Exams Big Results Now stuns pundits

Education Minister Shukuru Kawambwa

What you need to know:

The latest exam results mean many things to many people: For parents who took their bright children to expensive private schools, the latest sixth form exam results are exciting.

Dar es Salaam. The public education system may have been crippled by inadequate funding, lack of skilled teachers and an acute shortage of libraries and laboratories but all that did not stand in the way of rare and shocking news this week—thanks to Big Results Now.

The latest exam results mean many things to many people: For parents who took their bright children to expensive private schools, the latest sixth form exam results are exciting.

For education experts and analysts, the news that nearly 100 per cent of the candidates passed those exams was a Big Surprise.

To the government, this achievement is a victory for the Malaysian management model Big Results Now (BRN) that President Jakaya Kikwete “borrowed” in February last year in an attempt to speed up success in various sectors.

BRN, described by some as “fast-track people-centred growth” focuses on six priority areas articulated in the National Development Vision 2025—energy and natural gas, agriculture, water, education, transport and mobilisation of resources.

But education pundits believe that the jump in the Form Six national examination pass rate in the course of a year is cause for concern, given the serious problems that affect the sector.

The Form Six Class of 2014, whose results were released on Wednesday, recorded one of the highest exam pass rates in the region. School-based candidates scored 98.26 per cent while the nationwide pass rate was 95.98 per cent.

The number of those who scored Division One rose to 3,773 as opposed to 325 the previous year— more than 10-fold growth.

Division Two registered 15 per cent growth from 12 per cent last year to 27 per cent this year. The success rate here means a rise from 5,372 candidates in 2013 to 9,631 this year. Division Three marked the most significant drop—from 70 per cent in 2013 to 47 per cent. There were 30,183 candidates in this category last year compared to 16,821 this year. There was a two per cent rise in numbers for Division Four—from 4,362 candidates last year to 4,420 in 2014.

All this comes despite Necta using a new grading system that trimmed the scoring points for the top three divisions. Division One now ranks from three to seven points. In the past, it ended at nine points. Division Two now spans eight to nine points from 10 to 12 last year and beyond, while Division Three starts from 10 points and ends to where it used to begin—13 points.

Prof Issa Mcholo of the Open University of Tanzania says the country is not undergoing any long term reforms that would have triggered these results and the improvement registered this year is shocking.

He added: “In this one year, we haven’t changed the teachers that much. They did not all go for special training. The facilities are the same but the examination results have changed significantly.”

There is no absolute answer to this development, according to Prof Mcholo, and it is the subject of research and investigation. But some factors, while not scientific, might throw some light on the situation.

“This Big Results Now initiative has been over-politicised and teachers are now focusing more on making students pass exams instead of understanding the curriculum,” he said. “Teachers are told to dwell on past papers to turn this into success.”

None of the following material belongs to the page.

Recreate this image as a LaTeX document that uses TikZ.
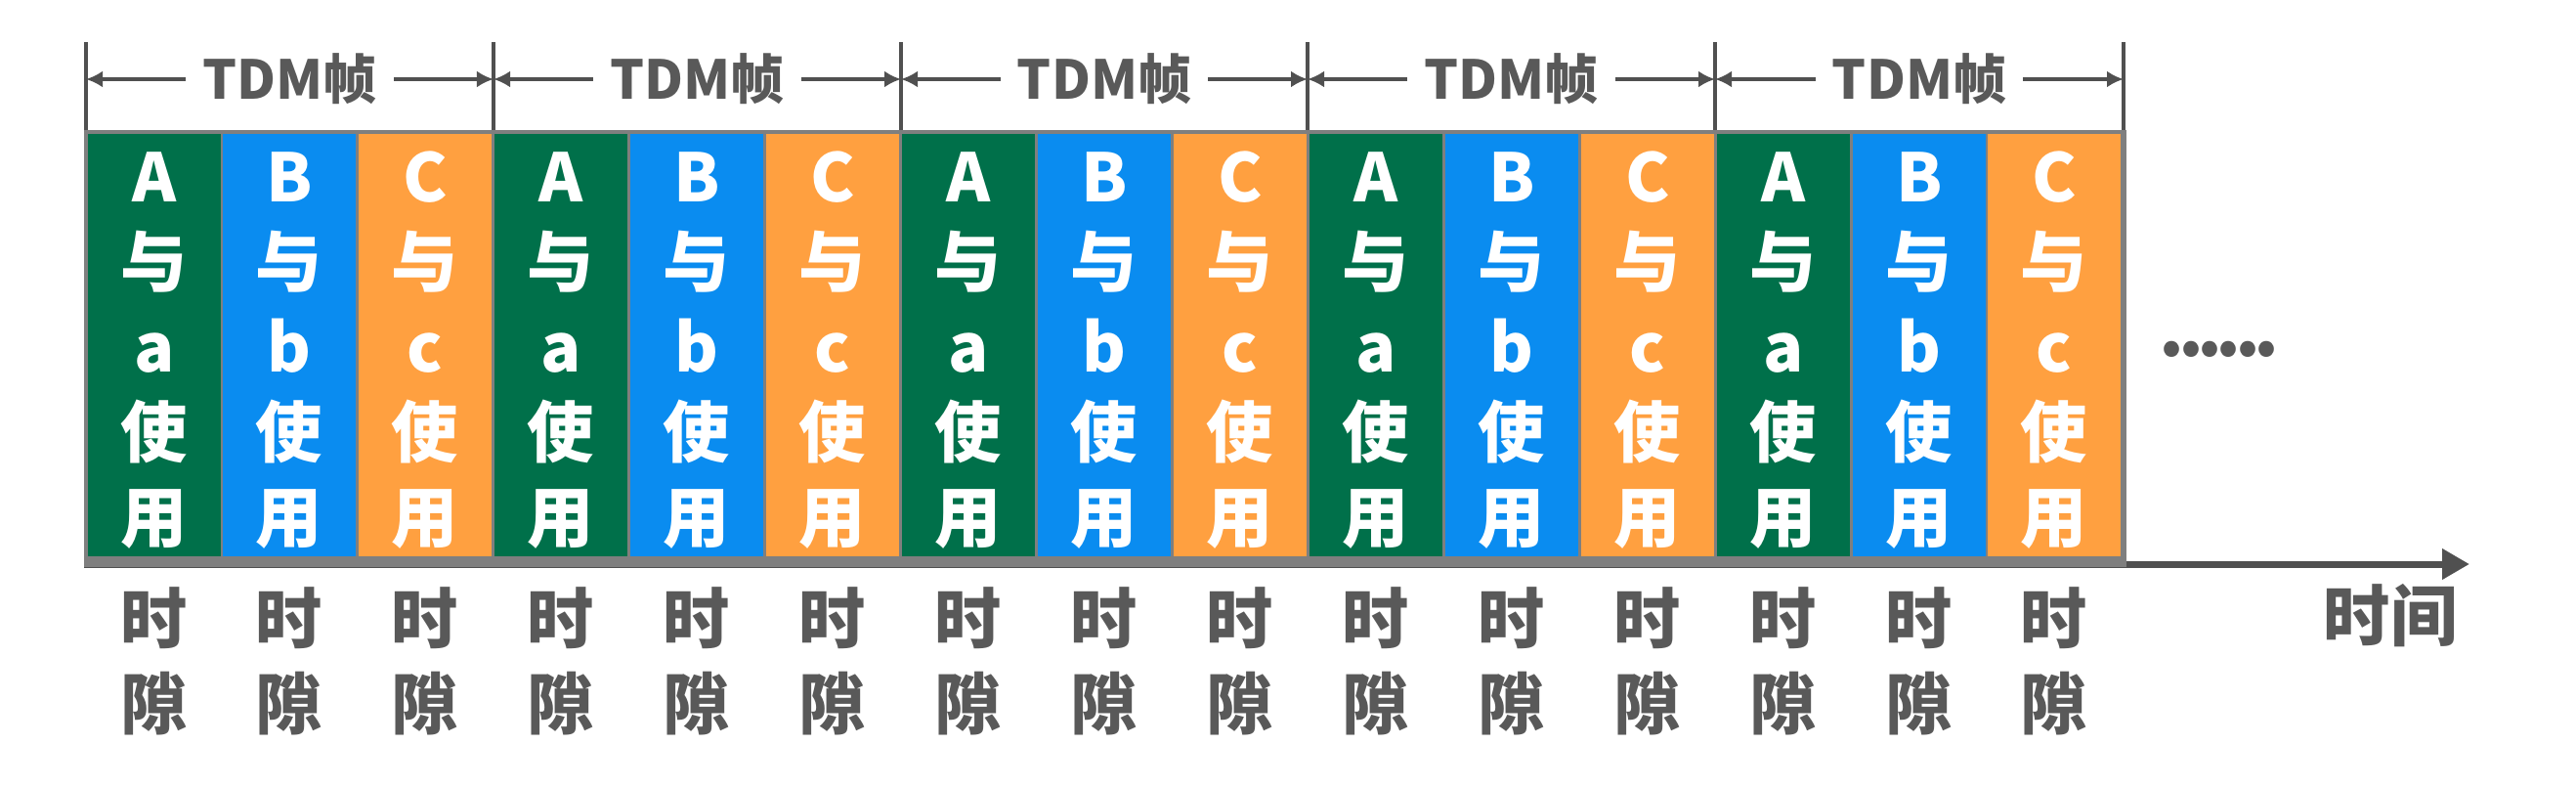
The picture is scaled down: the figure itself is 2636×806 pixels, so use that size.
\documentclass[tikz,border=0pt]{standalone}
\usepackage{fontspec}
\setmainfont{Noto Sans CJK SC}
\usetikzlibrary{arrows.meta}
\definecolor{SlotGreen}{HTML}{00704A}
\definecolor{SlotBlue}{HTML}{0A8CF0}
\definecolor{SlotOrange}{HTML}{FFA040}
\definecolor{FrameGray}{HTML}{7F7F7F}
\definecolor{InkGray}{HTML}{595959}
\definecolor{AxisGray}{HTML}{505050}
\tikzset{
  slot/.style={fill=#1,minimum width=1.35cm,minimum height=4.32cm,inner sep=0pt,outer sep=0pt,
    text=white,align=center,text height=4.10cm,text depth=0.08cm,font=\bfseries\fontsize{19.4}{24.7}\selectfont},
  slotlabel/.style={text=InkGray,align=center,inner sep=0pt,font=\bfseries\fontsize{19.4}{24.7}\selectfont},
  framelabel/.style={fill=white,text=InkGray,inner xsep=0.17cm,inner ysep=0pt,font=\bfseries\fontsize{15.6}{20}\selectfont},
  dimline/.style={AxisGray,line width=0.04cm,{Latex[length=0.17cm,width=0.17cm]}-{Latex[length=0.17cm,width=0.17cm]}},
  tickline/.style={AxisGray,line width=0.04cm},
  timeaxis/.style={AxisGray,line width=0.07cm,-{Triangle[length=0.28cm,width=0.3cm]}},
}

\begin{document}
\begin{tikzpicture}[x=0.01cm,y=-0.01cm]
    \useasboundingbox (0,0) rectangle (2636,806);
    % time axis and slot frame
    \coordinate (origin) at (86,577);
    \coordinate (tend) at (2527,577);
    \draw[timeaxis] (origin) -- (tend);
    \fill[FrameGray] (86,133) rectangle (2176,580);
    % TDM frame marks
    \coordinate (t0) at (88,81);
    \coordinate (t1) at (505,81);
    \coordinate (t2) at (922,81);
    \coordinate (t3) at (1338,81);
    \coordinate (t4) at (1755,81);
    \coordinate (t5) at (2173,81);
    \draw[tickline] (t0) ++(0,-38) -- ++(0,90);
    \draw[tickline] (t1) ++(0,-38) -- ++(0,90);
    \draw[tickline] (t2) ++(0,-38) -- ++(0,90);
    \draw[tickline] (t3) ++(0,-38) -- ++(0,90);
    \draw[tickline] (t4) ++(0,-38) -- ++(0,90);
    \draw[tickline] (t5) ++(0,-38) -- ++(0,90);
    \draw[dimline] (t0) -- node[framelabel] (f1) {TDM帧} (t1);
    \draw[dimline] (t1) -- node[framelabel] (f2) {TDM帧} (t2);
    \draw[dimline] (t2) -- node[framelabel] (f3) {TDM帧} (t3);
    \draw[dimline] (t3) -- node[framelabel] (f4) {TDM帧} (t4);
    \draw[dimline] (t4) -- node[framelabel] (f5) {TDM帧} (t5);
    % time slots
    \node[slot=SlotGreen] (s1) at (158,353) {A\\与\\a\\使\\用};
    \node[slot=SlotBlue] (s2) at (296,353) {B\\与\\b\\使\\用};
    \node[slot=SlotOrange] (s3) at (435,353) {C\\与\\c\\使\\用};
    \node[slot=SlotGreen] (s4) at (574,353) {A\\与\\a\\使\\用};
    \node[slot=SlotBlue] (s5) at (713,353) {B\\与\\b\\使\\用};
    \node[slot=SlotOrange] (s6) at (852,353) {C\\与\\c\\使\\用};
    \node[slot=SlotGreen] (s7) at (991,353) {A\\与\\a\\使\\用};
    \node[slot=SlotBlue] (s8) at (1130,353) {B\\与\\b\\使\\用};
    \node[slot=SlotOrange] (s9) at (1269,353) {C\\与\\c\\使\\用};
    \node[slot=SlotGreen] (s10) at (1408,353) {A\\与\\a\\使\\用};
    \node[slot=SlotBlue] (s11) at (1547,353) {B\\与\\b\\使\\用};
    \node[slot=SlotOrange] (s12) at (1686,353) {C\\与\\c\\使\\用};
    \node[slot=SlotGreen] (s13) at (1825,353) {A\\与\\a\\使\\用};
    \node[slot=SlotBlue] (s14) at (1964,353) {B\\与\\b\\使\\用};
    \node[slot=SlotOrange] (s15) at (2102,353) {C\\与\\c\\使\\用};
    % slot labels
    \node[slotlabel] (l1) at (158,676) {时\\隙};
    \node[slotlabel] (l2) at (296,676) {时\\隙};
    \node[slotlabel] (l3) at (435,676) {时\\隙};
    \node[slotlabel] (l4) at (574,676) {时\\隙};
    \node[slotlabel] (l5) at (713,676) {时\\隙};
    \node[slotlabel] (l6) at (852,676) {时\\隙};
    \node[slotlabel] (l7) at (991,676) {时\\隙};
    \node[slotlabel] (l8) at (1130,676) {时\\隙};
    \node[slotlabel] (l9) at (1269,676) {时\\隙};
    \node[slotlabel] (l10) at (1408,676) {时\\隙};
    \node[slotlabel] (l11) at (1547,676) {时\\隙};
    \node[slotlabel] (l12) at (1686,676) {时\\隙};
    \node[slotlabel] (l13) at (1825,676) {时\\隙};
    \node[slotlabel] (l14) at (1964,676) {时\\隙};
    \node[slotlabel] (l15) at (2102,676) {时\\隙};
    \node[slotlabel,anchor=base,font=\bfseries\fontsize{21}{24}\selectfont] (more) at (2271,364)
      {.\kern-0.066cm.\kern-0.066cm.\kern-0.066cm.\kern-0.066cm.\kern-0.066cm.};
    \node[slotlabel] (tlabel) at (2446,630) {时间};
\end{tikzpicture}
\end{document}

There have also been concerns that the examinations are not up to standard and the marking is lame, according to the professor. “If there is any foul play, we are fooling no one but ourselves,” he added.

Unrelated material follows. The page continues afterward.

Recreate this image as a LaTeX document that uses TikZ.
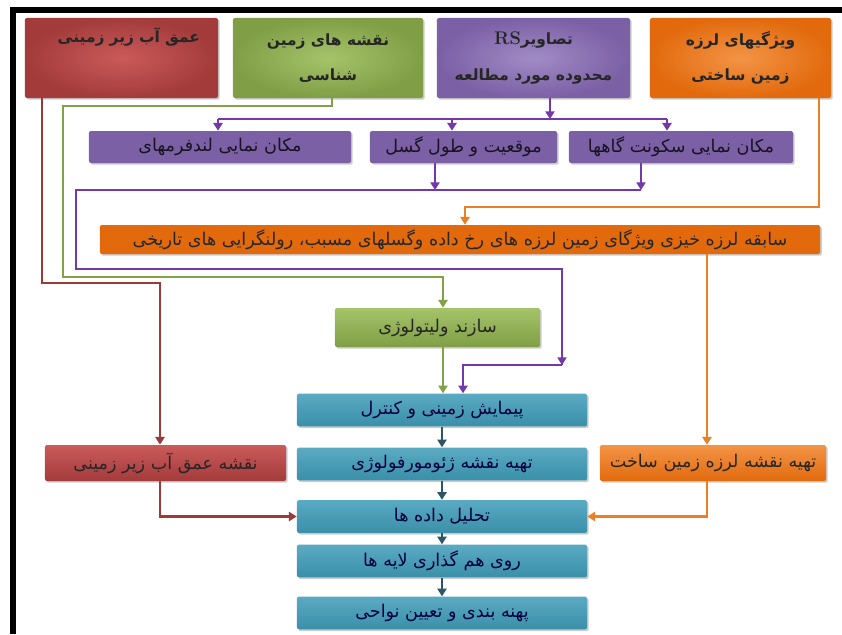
\documentclass[tikz,border=0pt]{standalone}
\usepackage{fontspec}
\usetikzlibrary{arrows.meta,shadows}
\TeXXeTstate=1
\newfontfamily\arabicfont[Script=Arabic]{DejaVu Sans}
\newcommand{\fatext}[1]{\beginR#1\endR}

\definecolor{redbox}{HTML}{A33B3B}
\definecolor{redlight}{HTML}{CB5A5A}
\definecolor{redline}{HTML}{9C3A3A}
\definecolor{greenbox}{HTML}{7F9E45}
\definecolor{greenlight}{HTML}{A5C46A}
\definecolor{greenline}{HTML}{82A24A}
\definecolor{purplebox}{HTML}{7B60A5}
\definecolor{purplelight}{HTML}{A18BC6}
\definecolor{purpleline}{HTML}{7438A8}
\definecolor{orangebox}{HTML}{E26A0D}
\definecolor{orangelight}{HTML}{F39446}
\definecolor{orangeline}{HTML}{EB7F24}
\definecolor{bluebox}{HTML}{3A8FA9}
\definecolor{bluelight}{HTML}{5AAAC2}
\definecolor{blueline}{HTML}{2E5566}

\begin{document}
\begin{tikzpicture}[x=0.025cm,y=-0.025cm,>={Triangle[length=5.5pt,width=6.5pt]},
	box/.style={rounded corners=1.5pt,align=center,inner sep=0pt,
		drop shadow={shadow xshift=1.2pt,shadow yshift=-1.2pt,fill=black!45,opacity=0.45}},
	topbox/.style={box,minimum height=2cm,text=black!85,
		font=\arabicfont\bfseries\fontsize{11}{25}\selectfont},
	midbox/.style={box,minimum height=0.8cm,fill=purplebox,text=black!80!purplebox,
		font=\arabicfont\fontsize{12.5}{14}\selectfont},
	bluebox/.style={box,minimum width=7.25cm,minimum height=0.82cm,
		top color=bluelight,bottom color=bluebox,text=black!75!blue,
		font=\arabicfont\fontsize{12.5}{14}\selectfont},
	sidebox/.style={box,minimum height=0.9cm,text=black!85,
		font=\arabicfont\fontsize{12.5}{14}\selectfont},
	link/.style={line width=1.6pt},
	redlink/.style={link,draw=redline},
	greenlink/.style={link,draw=greenline},
	purplelink/.style={link,draw=purpleline},
	orangelink/.style={link,draw=orangeline},
	bluelink/.style={link,draw=blueline}]

	\useasboundingbox (0,0) rectangle (842,634);
	\fill[black] (10,7) rectangle (842,13);
	\fill[black] (10,7) rectangle (16,634);

	\node[topbox,shade,inner color=redlight,outer color=redbox,minimum width=4.825cm,
		text width=3.925cm,align=right] (redTop) at (121.5,58)
		{\fatext{عمق آب زیر زمینی}\\\strut};
	\node[topbox,shade,inner color=greenlight,outer color=greenbox,minimum width=4.75cm]
		(greenTop) at (328,58) {\fatext{نقشه های زمین}\\\fatext{شناسی}};
	\node[topbox,shade,inner color=purplelight,outer color=purplebox,minimum width=4.825cm]
		(purpleTop) at (533.5,58)
		{\fatext{تصاویر\beginL{\rmfamily\bfseries\fontsize{13}{13}\selectfont RS}\endL}\\\fatext{محدوده مورد مطالعه}};
	\node[topbox,shade,inner color=orangelight,outer color=orangebox,minimum width=4.525cm]
		(orangeTop) at (740.5,58) {\fatext{ویژگیهای لرزه}\\\fatext{زمین ساختی}};

	\node[midbox,minimum width=6.55cm] (pLand) at (220,147) {\fatext{مکان نمایی لندفرمهای}};
	\node[midbox,minimum width=4.675cm] (pFault) at (463.5,147) {\fatext{موقعیت و طول گسل}};
	\node[midbox,minimum width=5.6cm] (pSettle) at (681,147) {\fatext{مکان نمایی سکونت گاهها}};

	\node[sidebox,fill=orangebox,minimum width=18cm,minimum height=0.725cm] (history) at (460,239.5)
		{\fatext{سابقه لرزه خیزی ویژگای زمین لرزه های رخ داده وگسلهای مسبب، رولنگرایی های تاریخی}};

	\node[sidebox,top color=greenlight,bottom color=greenbox,minimum width=5.125cm,
		minimum height=0.975cm] (sazand) at (437.5,327.5) {\fatext{سازند ولیتولوژی}};

	\foreach \n/\yy/\txt in {1/410/{پیمایش زمینی و کنترل},2/464/{تهیه نقشه ژئومورفولوژی},
		3/516.5/{تحلیل داده ها},4/561/{روی هم گذاری لایه ها},5/613/{پهنه بندی و تعیین نواحی}}{
		\node[bluebox] (b\n) at (442,\yy) {\fatext{\txt}};
	}

	\node[sidebox,top color=redlight,bottom color=redbox,minimum width=6.025cm]
		(redMap) at (165.5,463) {\fatext{نقشه عمق آب زیر زمینی}};
	\node[sidebox,top color=orangelight,bottom color=orangebox,minimum width=5.65cm]
		(orangeMap) at (713,463) {\fatext{تهیه نقشه لرزه زمین ساخت}};

	\coordinate (redK1) at (42,283);
	\coordinate (redK2) at (160,283);
	\draw[redlink,->] (redTop.south -| redK1) -- (redK1) -- (redK2) -- (redMap.north -| redK2);
	\draw[redlink,->] (redMap.south -| redK2) |- (b3.west);

	\coordinate (grK1) at (332,106);
	\coordinate (grK2) at (63,106);
	\coordinate (grK3) at (63,277);
	\coordinate (grK4) at (443,277);
	\draw[greenlink,->] (greenTop.south -| grK1) -- (grK1) -- (grK2) -- (grK3) -- (grK4) -- (sazand.north -| grK4);
	\draw[greenlink,->] (sazand.south -| grK4) -- (b1.north -| grK4);

	\coordinate (puK0) at (550,119);
	\coordinate (puK1) at (218,119);
	\coordinate (puK2) at (452,119);
	\coordinate (puK3) at (667,119);
	\draw[purplelink,->] (purpleTop.south -| puK0) -- (puK0);
	\draw[purplelink] (puK1) -- (puK3);
	\draw[purplelink,->] (puK1) -- (pLand.north -| puK1);
	\draw[purplelink,->] (puK2) -- (pFault.north -| puK2);
	\draw[purplelink,->] (puK3) -- (pSettle.north -| puK3);
	\coordinate (puK4) at (435,190);
	\coordinate (puK5) at (641,190);
	\coordinate (puK6) at (76,190);
	\coordinate (puK7) at (76,269);
	\coordinate (puK8) at (562,269);
	\coordinate (puK9) at (562,365);
	\coordinate (puK10) at (463,365);
	\draw[purplelink,->] (pFault.south -| puK4) -- (puK4);
	\draw[purplelink,->] (pSettle.south -| puK5) -- (puK5);
	\draw[purplelink] (puK5) -- (puK6) -- (puK7) -- (puK8) -- (puK9);
	\draw[purplelink,->] (puK8) -- (puK9);
	\draw[purplelink,->] (puK9) -- (puK10) -- (b1.north -| puK10);

	\coordinate (orK1) at (819,207);
	\coordinate (orK2) at (465,207);
	\coordinate (orK3) at (707,350);
	\draw[orangelink,->] (orangeTop.south -| orK1) -- (orK1) -- (orK2) -- (history.north -| orK2);
	\draw[orangelink,->] (history.south -| orK3) -- (orangeMap.north -| orK3);
	\draw[orangelink,->] (orangeMap.south -| orK3) |- (b3.east);

	\foreach \a/\b in {b1/b2,b2/b3,b3/b4,b4/b5}{
		\draw[bluelink,->] (\a) -- (\b);
	}
\end{tikzpicture}
\end{document}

Dr Kitila Mkumbo of the University of Dar es Salaam argues that although Form Six examinations have never been a problem in the past, this year’s pass rate is hard to believe and does not reflect the situation on the ground.

“The learning environment is deteriorating year after year while the outcome is improving,” he said. “That is not realistic.”

While it is no secret that examination results have been massaged in the past two years, he added, an enquiry needs to be done to check the rise in this year’s results: He added: “What sort of standardisation did they employ this year? Were the questions too easy? There is no simple answer to this puzzle.”

The Tanzania Association of Managers and Owners of Non-Government Schools and Colleges (Tamongsco) Secretary-General Benjamin Nkonya told this paper that the system has been manipulated to portray the current pass rate.

He added: “I know what I am saying, and this is all but cosmetic. How do you convince me that the students have passed Biology and Chemistry by over 95 per cent when the majority of schools have no science laboratories? Our education is in a big mess and people are playing politics around it.”

He argues that the only credible benchmark now is to gauge how the products of the system fare on the job market locally, regionally and internationally.

“When the Chinese construct roads in universities where there are engineers up to professorial level, and when the biggest chunk of the last crackdown on illegal immigrants were teachers,” he adds, “that speaks volumes about our education system—not these pass rates.”